* [WHAT IS BEING ASKED]: Write out the opening lines of the data word for word, up to and including the line with "(0,0) rectangle (584,364);", and leave every picture and every later line out.

* [INFORMATION PROVIDED]:
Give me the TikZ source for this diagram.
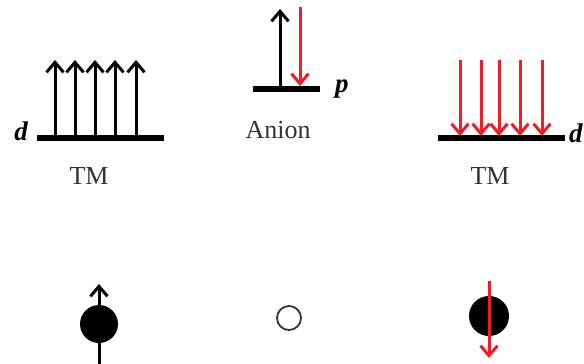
\documentclass[tikz,border=0pt]{standalone}
\usepackage{fontspec}
\setmainfont{Liberation Serif}
\usetikzlibrary{arrows.meta}
\definecolor{spinred}{HTML}{EE1C25}
\tikzset{
  level/.style  = {line width=6.5pt},
  spinup/.style = {-{Straight Barb[length=10pt,width=17pt,line width=3pt]}, line width=3pt, draw=black},
  spindn/.style = {-{Straight Barb[length=10pt,width=17pt,line width=3pt]}, line width=3pt, draw=spinred},
  lbl/.style    = {font=\fontsize{26}{30}\selectfont, text=black!80, inner sep=0pt},
  orb/.style    = {font=\fontsize{27}{30}\selectfont\bfseries\itshape, inner sep=0pt},
}
\begin{document}
\begin{tikzpicture}[x=1pt,y=-1pt]
\useasboundingbox (0,0) rectangle (584,364);

% --- left TM, d level with five up spins
\coordinate (la) at (37,138);
\coordinate (lb) at (164,138);
\draw[level] (la) -- (lb);
\node[orb, anchor=east] (dl) at (28,131) {d};
\node[lbl] (tml) at (89,176) {TM};
\foreach \x [count=\i] in {55,75,95,115,136} {
  \coordinate (lu\i) at (\x,138);
  \coordinate (lt\i) at (\x,60);
  \draw[spinup] (lu\i) -- (lt\i);
}

% --- anion, p level with one pair
\coordinate (ma) at (253,89);
\coordinate (mb) at (320,89);
\draw[level] (ma) -- (mb);
\node[orb, anchor=west] (pl) at (335,89) {p};
\node[lbl] (an) at (278,130) {Anion};
\coordinate (mu0) at (280,89);
\coordinate (mu1) at (280,9);
\draw[spinup] (mu0) -- (mu1);
\coordinate (md0) at (300,7);
\coordinate (md1) at (300,86);
\draw[spindn] (md0) -- (md1);

% --- right TM, d level with five down spins
\coordinate (ra) at (438,138);
\coordinate (rb) at (565,138);
\draw[level] (ra) -- (rb);
\node[orb, anchor=west] (dr) at (569,133) {d};
\node[lbl] (tmr) at (490,176) {TM};
\foreach \x [count=\i] in {460,481,499,520,542} {
  \coordinate (rt\i) at (\x,60);
  \coordinate (rd\i) at (\x,136);
  \draw[spindn] (rt\i) -- (rd\i);
}

% --- bottom row
\node[circle, fill=black, minimum size=38pt, inner sep=0pt] (cl) at (99,324) {};
\coordinate (clb) at (99,366);
\coordinate (clt) at (99,284);
\draw[spinup] (clb) -- (clt);

\node[circle, draw=black!80, line width=1.8pt, minimum size=24pt, inner sep=0pt] (cm) at (289,318) {};

\node[circle, fill=black, minimum size=40pt, inner sep=0pt] (cr) at (489,316) {};
\coordinate (crt) at (489,281);
\coordinate (crb) at (489,358);
\draw[spindn] (crt) -- (crb);
\end{tikzpicture}
\end{document}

* [RESPONSE BELOW]:
Give me the TikZ source for this diagram.
\documentclass[tikz,border=0pt]{standalone}
\usepackage{fontspec}
\setmainfont{Liberation Serif}
\usetikzlibrary{arrows.meta}
\definecolor{spinred}{HTML}{EE1C25}
\tikzset{
  level/.style  = {line width=6.5pt},
  spinup/.style = {-{Straight Barb[length=10pt,width=17pt,line width=3pt]}, line width=3pt, draw=black},
  spindn/.style = {-{Straight Barb[length=10pt,width=17pt,line width=3pt]}, line width=3pt, draw=spinred},
  lbl/.style    = {font=\fontsize{26}{30}\selectfont, text=black!80, inner sep=0pt},
  orb/.style    = {font=\fontsize{27}{30}\selectfont\bfseries\itshape, inner sep=0pt},
}
\begin{document}
\begin{tikzpicture}[x=1pt,y=-1pt]
\useasboundingbox (0,0) rectangle (584,364);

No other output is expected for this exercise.